The menu boasts “farm-to-table ingredients,” a familiar term to executive chef Tony Marchetto, given his time in Bill Cardwell’s kitchens (Cardwell’s at the Plaza, BC’s Kitchen). A perfect example: the gorgeous house salad comprised of mixed greens, sunflower seeds, goat cheese, red onions, orange segments and juicy ripe strawberries (it was still the season) lightly dressed with a vinaigrette. The menu allows for sharing or assembling a meal from myriad components. Salad plus flatbread makes for a good combo, especially if the flatbread is topped with bacon, caramelized onions and white cheddar, fragrant with a hint of fresh thyme. The wood-fired wheat crust is thin and crisp, sliced eight ways and served on a wood plank.

Entrees are listed under the rubric “big” and range from wood-fired tofu to strip steak. I love the simplicity of bricked chicken, a traditional Italian technique that blisters the skin until shatteringly crisp but keeps the meat juicy. The airline-cut breast was made bright with a good douse of white wine, lemon butter, parsley and shallots. Prasino sources its chicken from Amish farms in Illinois. These birds aren’t pumped up; they taste like chicken. Served on a bed of sauteed kale with halved, roasted potatoes sprinkled with smoked paprika, the meal hit that sweet spot of comfort.

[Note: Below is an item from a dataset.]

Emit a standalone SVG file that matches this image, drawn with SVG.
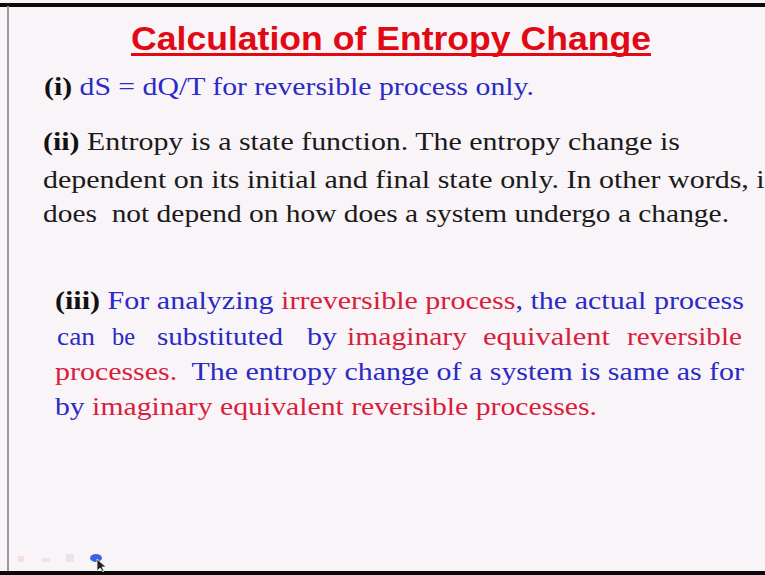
<svg xmlns="http://www.w3.org/2000/svg" width="765" height="575" viewBox="0 0 765 575">
  <style>
    .body { font-family: "Liberation Serif", "Times New Roman", serif; font-size: 25px; fill: #1a1a1a; }
    .b { font-weight: bold; fill: #111; }
    .blue { fill: #2a2ac4; }
    .red { fill: #d81e3c; }
    .title { font-family: "Liberation Sans", Arial, sans-serif; font-weight: bold; font-size: 33px; fill: #e10a14; }
  </style>

  <!-- slide background and frame -->
  <rect x="0" y="0" width="765" height="575" fill="#f9f4f7"/>
  <rect x="0" y="3" width="765" height="4" fill="#0a0a0a"/>
  <rect x="7" y="6" width="2" height="566" fill="#9a9a9a"/>
  <rect x="0" y="571" width="765" height="4" fill="#0a0a0a"/>

  <!-- heading -->
  <g id="title">
    <text class="title" x="131" y="50" textLength="520" lengthAdjust="spacingAndGlyphs">Calculation of Entropy Change</text>
    <rect x="131" y="53" width="520" height="3" fill="#e10a14"/>
  </g>

  <!-- point (i) -->
  <g id="point-i">
    <text class="body" x="44" y="95" textLength="490" lengthAdjust="spacingAndGlyphs"><tspan class="b">(i)</tspan> <tspan class="blue">dS = dQ/T for reversible process only.</tspan></text>
  </g>

  <!-- point (ii) -->
  <g id="point-ii">
    <text class="body" x="43" y="150" textLength="637" lengthAdjust="spacingAndGlyphs"><tspan class="b">(ii)</tspan> Entropy is a state function. The entropy change is</text>
    <text class="body" x="43" y="188" textLength="730" lengthAdjust="spacingAndGlyphs">dependent on its initial and final state only. In other words, it</text>
    <text class="body" x="43" y="222" textLength="686" lengthAdjust="spacingAndGlyphs" xml:space="preserve">does  not depend on how does a system undergo a change.</text>
  </g>

  <!-- point (iii) -->
  <g id="point-iii">
    <text class="body" x="55" y="309" textLength="689" lengthAdjust="spacingAndGlyphs"><tspan class="b">(iii)</tspan> <tspan class="blue">For analyzing </tspan><tspan class="red">irreversible process</tspan><tspan class="blue">, the actual process</tspan></text>
    <!-- justified line: words placed one by one -->
    <text class="body" y="345">
      <tspan class="blue" x="57" textLength="38" lengthAdjust="spacingAndGlyphs">can</tspan>
      <tspan class="blue" x="112" textLength="23" lengthAdjust="spacingAndGlyphs">be</tspan>
      <tspan class="blue" x="157" textLength="126" lengthAdjust="spacingAndGlyphs">substituted</tspan>
      <tspan class="blue" x="307" textLength="30" lengthAdjust="spacingAndGlyphs">by</tspan>
      <tspan class="red" x="347" textLength="120" lengthAdjust="spacingAndGlyphs">imaginary</tspan>
      <tspan class="red" x="483" textLength="127" lengthAdjust="spacingAndGlyphs">equivalent</tspan>
      <tspan class="red" x="627" textLength="115" lengthAdjust="spacingAndGlyphs">reversible</tspan>
    </text>
    <text class="body" x="55" y="380" textLength="689" lengthAdjust="spacingAndGlyphs" xml:space="preserve"><tspan class="red">processes.</tspan><tspan class="blue">  The entropy change of a system is same as for</tspan></text>
    <text class="body" x="55" y="415" textLength="542" lengthAdjust="spacingAndGlyphs"><tspan class="blue">by </tspan><tspan class="red">imaginary equivalent reversible processes.</tspan></text>
  </g>

  <!-- faint player controls and pointer in the lower left -->
  <g id="controls" opacity="0.25">
    <rect x="18" y="556" width="6" height="6" fill="#e8a0b0"/>
    <rect x="42" y="558" width="8" height="4" fill="#c0c0c0"/>
    <rect x="66" y="554" width="8" height="8" fill="#d0b0c0"/>
  </g>
  <g id="pointer">
    <ellipse cx="96" cy="558" rx="6" ry="4" fill="#3a66e0"/>
    <path d="M97 559 L97 571 L100 568 L103 572 L104 571 L102 567 L106 567 Z" fill="#222" stroke="#eee" stroke-width="0.8"/>
  </g>
</svg>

A dish of pappardelle noodles, cooked to the proper chew, provided a Jackson Pollack palette of color, showcasing the season: yellow squash, verdant arugula, ruby cherry tomatoes and fragrant herbs. Where the chicken was comforting and satisfying, the pasta was fulfilling but light. The Chicago-based restaurant gives a nod to its new city with St. Louis pork steak, a thick, boneless cut that is rubbed, smoked, cooked sous vide in a Fitz’s root beer barbecue sauce and finished on the grill. More tender than anything from my backyard grill, it was a sticky-sweet mess with a hint of heat. On the side, a jalapeño corn biscuit and a mound of cooling shredded jicama and Granny Smith apple slaw. Tacos are all the rage, and Prasino’s didn’t disappoint. Four double-wrapped corn tortillas were held together by one long skewer, with fillings from a pork belly-scallop combination to vegetarian chorizo seitan. My short rib taco was stuffed with meltingly tender pulled meat and topped with Mexican cotija cheese, avocado and pico de gallo.

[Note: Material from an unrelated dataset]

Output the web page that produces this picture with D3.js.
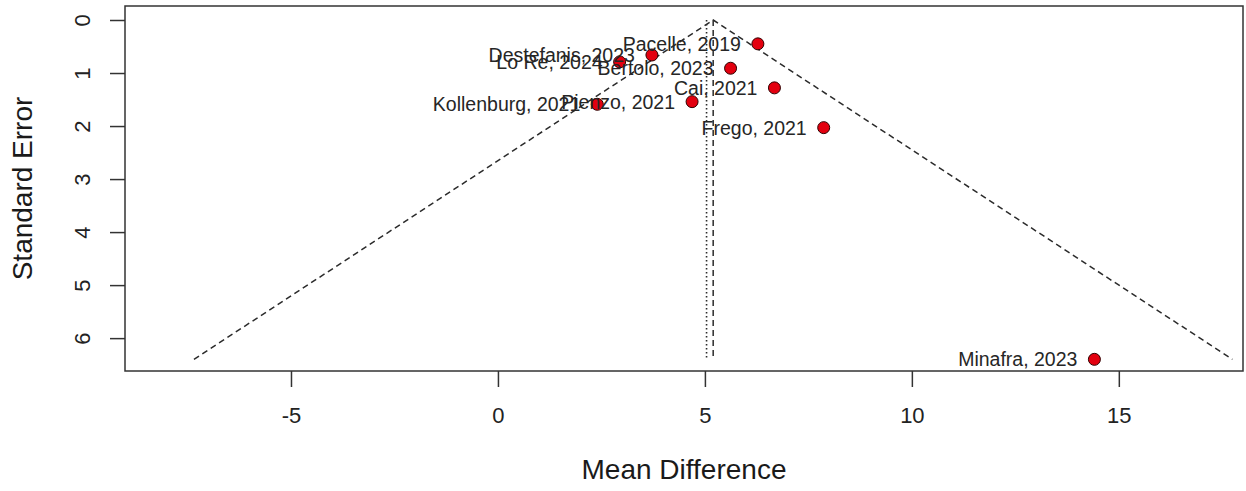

During my visits, servers were gung-ho about the place and well-versed about the dishes. But sometimes confidence superseded fact: The tortillas are from La Tropicana in south St. Louis, not Companion; brut is not wine; and rosé is not red wine (To be fair, the last two were more likely miscommunication between server and bar.). And it’s odd that the coffee served at Prasino is from Chicago and not from a St. Louis roaster.

At 8,500 square feet with seating for 280 inside and 100 outside, Prasino is as eco-normous as it is eco-chic. On packed weekend nights, the volume in the bar and dining area is as loud as the ceiling is high. The space feels inviting though, with massive floor-to-ceiling, gleaming, custom-made glass wine coolers (energy efficient, of course) and dark wood flooring (reclaimed, of course).

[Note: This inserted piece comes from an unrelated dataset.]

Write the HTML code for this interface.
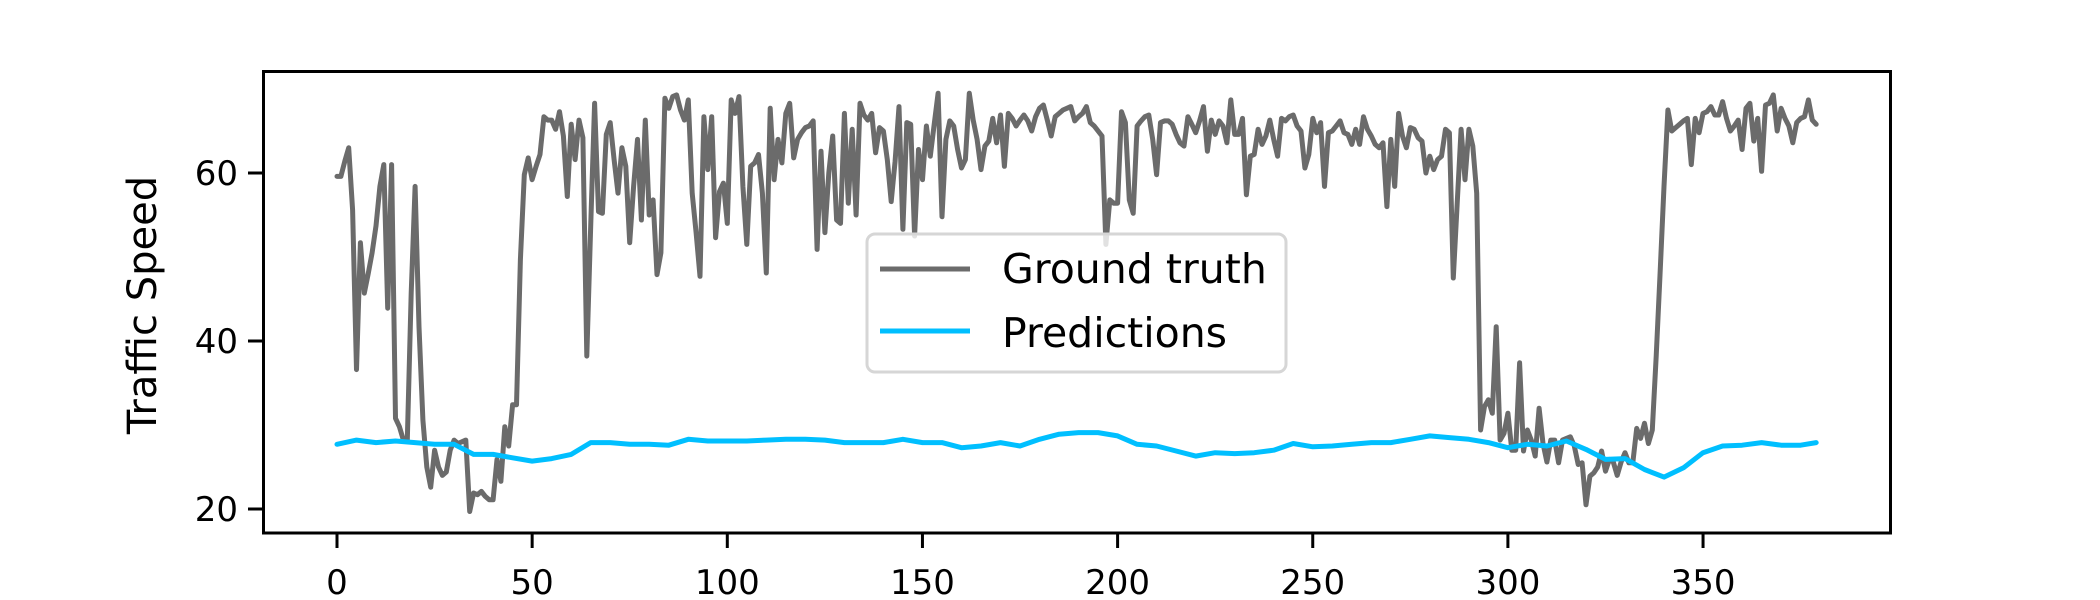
<!DOCTYPE html>
<html><head><meta charset="utf-8"><style>
html,body{margin:0;padding:0;background:#fff;}
svg{display:block;}
text{font-family:"DejaVu Sans","Liberation Sans",sans-serif;fill:#000;}
</style></head><body>
<svg id="chart" width="2100" height="600" viewBox="0 0 2100 600" xmlns="http://www.w3.org/2000/svg">
<rect width="2100" height="600" fill="#fff"/>
<g id="marks"></g>
<g id="axes"></g>
<text x="0" y="0" transform="translate(156,305) rotate(-90)" text-anchor="middle" font-size="40">Traffic Speed</text>
<g>
<rect x="867" y="234" width="419" height="138" rx="8" fill="#fff" fill-opacity="0.8" stroke="#d6d6d6" stroke-width="3"/>
<line x1="880" y1="269" x2="970" y2="269" stroke="#6b6b6b" stroke-width="5"/>
<text x="1002" y="283" font-size="41">Ground truth</text>
<line x1="880" y1="331" x2="970" y2="331" stroke="#00bfff" stroke-width="5"/>
<text x="1002" y="347" font-size="41">Predictions</text>
</g>
</svg>
<script>
const groundTruth = [
59.6,59.6,61.4,63,55.6,36.6,51.7,45.7,48,50.5,53.7,58.4,61,43.9,61,30.8,29.8,28.2,28.2,45.7,58.4,41.7,30.6,25,22.6,27,25,24,24.4,27,
28.2,27.8,28,28.2,19.7,21.9,21.7,22.1,21.5,21.1,21.1,25.9,23.3,29.8,27.5,32.4,32.4,49.7,59.8,61.8,59.2,60.8,62.2,66.7,66.3,66.3,65.2,67.3,64.4,57.2,
65.8,61.6,66.3,64.2,38.2,53.7,68.3,55.4,55.2,64.6,66,61.6,57.6,63,60.8,51.7,58.4,64,54.4,66.3,55,56.8,47.9,50.5,68.9,67.7,69.1,69.3,67.5,66.3,
68.7,57.6,52.9,47.7,66.7,60.4,66.7,52.3,57.8,58.8,54,68.7,67.1,69.1,58.4,51.5,60.8,61.2,62.2,57.6,48.1,67.7,59.2,64,61.2,67.1,68.3,61.8,64,64.8,
65.4,65.6,66.2,50.9,62.6,52.9,60,64.4,54.4,54,67.1,56.4,65.2,55,68.3,66.9,66.3,67.1,62.4,65.4,65,61.6,56.6,61.4,67.9,53.3,66,65.8,52.5,62.8,
59.2,65.6,62,65.8,69.5,54.8,64,66.2,65.6,62.8,60.6,61.6,69.5,66.3,64,60.4,63.2,63.8,66.5,63.6,66.9,60.8,67.1,66.5,65.6,66.3,66.9,66.2,65,66.7,
67.7,68.1,66.3,64.4,66.7,67.1,67.5,67.7,67.9,66.2,66.7,67.1,67.9,66,65.6,65,64.4,51.5,56.8,56.4,56.4,67.3,66,56.8,55.2,65.6,66.2,66.7,66.9,64,
59.8,66,66.2,66.2,65.8,64.6,63.6,63.2,66.7,65.8,64.8,66.2,67.9,62.6,66.3,64.6,66.2,65.6,63.6,68.7,64.6,64.6,66.5,57.4,62,62.2,65.2,63.4,64.4,66.3,
64,62,66.5,66.2,66.7,66.9,65.6,65,60.6,62.2,66.5,64.8,66,58.4,64.8,65,65.6,66.2,64.8,64.6,63.4,65.2,63.4,66.7,65.2,64.4,63.4,63,63.6,56,
64,58.4,67.1,64.4,63,65.4,65.2,64.2,63.8,60,62,60.4,61.6,62,65.2,64.8,47.5,56.4,65.2,59.2,65.2,63.2,57.6,29.4,32.2,33,31.4,41.7,28.2,29,
31.4,27,27,37.4,26.9,29.4,28.2,26.3,32,27.8,25.6,28.2,28.2,25.5,28.2,28.4,28.6,27.5,25.3,25.5,20.5,23.9,24.3,25,26.9,24.5,25.9,25.6,24,25.6,
26.7,25.5,25.5,29.6,28.4,30.2,27.8,29.4,38.2,48.1,58.4,67.5,65,65.4,65.8,66.2,66.5,61,66.5,64.8,67.1,67.3,67.9,66.9,66.9,68.5,66.5,65,65.6,66.3,
62.8,67.7,68.3,63.8,66.5,60.2,68.1,68.3,69.3,65,67.7,66.5,65.6,63.6,66,66.5,66.7,68.7,66.3,65.8
];
const predIndex = [0,5,10,15,20,25,30,35,40,45,50,55,60,65,70,75,80,85,90,95,100,105,110,115,120,125,130,135,140,145,150,155,160,165,170,175,180,185,190,195,200,205,210,215,220,225,230,235,240,245,250,255,260,265,270,275,280,285,290,295,300,305,310,315,320,325,330,335,340,345,350,355,360,365,370,375,379];
const predictions = [27.7,28.2,27.9,28.1,27.9,27.7,27.7,26.5,26.5,26.1,25.7,26,26.5,27.9,27.9,27.7,27.7,27.6,28.3,28.1,28.1,28.1,28.2,28.3,28.3,28.2,27.9,27.9,27.9,28.3,27.9,27.9,27.3,27.5,27.9,27.5,28.3,28.9,29.1,29.1,28.7,27.7,27.5,26.9,26.3,26.7,26.6,26.7,27,27.8,27.4,27.5,27.7,27.9,27.9,28.3,28.7,28.5,28.3,27.9,27.3,27.7,27.5,28.1,27.1,25.9,26,24.7,23.8,24.9,26.7,27.5,27.6,27.9,27.6,27.6,27.9];
const xTicks = [0,50,100,150,200,250,300,350];
const yTicks = [20,40,60];

const NS = "http://www.w3.org/2000/svg";
const X0 = 337, XS = 3.903;
function xScale(i){ return X0 + i * XS; }
function yScale(v){ return 509 - (v - 20) * 8.4; }
function mk(tag, attrs){ const e = document.createElementNS(NS, tag); for (const k in attrs) e.setAttribute(k, attrs[k]); return e; }

const marks = document.getElementById('marks');
const axes = document.getElementById('axes');

let d1 = groundTruth.map((v,i)=>(i?'L':'M')+xScale(i).toFixed(1)+','+yScale(v).toFixed(1)).join('');
const gt = mk('path', {d:d1, fill:'none', stroke:'#6b6b6b', 'stroke-width':5, 'stroke-linejoin':'round', 'stroke-linecap':'round'});


marks.appendChild(gt);

let d2 = predictions.map((v,i)=>(i?'L':'M')+xScale(predIndex[i]).toFixed(1)+','+yScale(v).toFixed(1)).join('');
const pr = mk('path', {d:d2, fill:'none', stroke:'#00bfff', 'stroke-width':5, 'stroke-linejoin':'round', 'stroke-linecap':'round'});


marks.appendChild(pr);

const frame = mk('rect', {x:263.5, y:71.5, width:1627, height:461.5, fill:'none', stroke:'#000', 'stroke-width':3});


axes.appendChild(frame);

xTicks.forEach(t=>{
  const x = xScale(t);
  const tk = mk('line', {x1:x, y1:533, x2:x, y2:548, stroke:'#000', 'stroke-width':3});
  
  
  axes.appendChild(tk);
  const lb = mk('text', {x:x, y:594, 'text-anchor':'middle', 'font-size':34});
  lb.textContent = t;
  
  
  axes.appendChild(lb);
});
yTicks.forEach(t=>{
  const y = yScale(t);
  const tk = mk('line', {x1:248, y1:y, x2:263, y2:y, stroke:'#000', 'stroke-width':3});
  
  
  axes.appendChild(tk);
  const lb = mk('text', {x:238, y:y+12, 'text-anchor':'end', 'font-size':34});
  lb.textContent = t;
  
  
  axes.appendChild(lb);
});
</script>
</body></html>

While the newcomer sits on a banal location: the former site of Noah’s Ark, now known as The Streets of St. Charles at Interstate 70 and Fifth Street, Prasino defies the expected trappings of size and location with a scratch kitchen, an environmental focus and above average food. No translation needed.

Don’t Miss Dishes
bricked chicken, short rib taco

Vibe
polished yet comfortable, rustic yet contemporary, loud and louder
Entree Prices
$16 to $29. Smaller plates run $7 to $16.

Where
1520 S. Fifth St., St. Charles, 636.277.0202, prasino.com

When
Mon. to Thu. – 8 a.m. to 11 p.m., Fri. and Sat. – 8 a.m. to 1:30 a.m., Sun. – 8 a.m. to 10 p.m.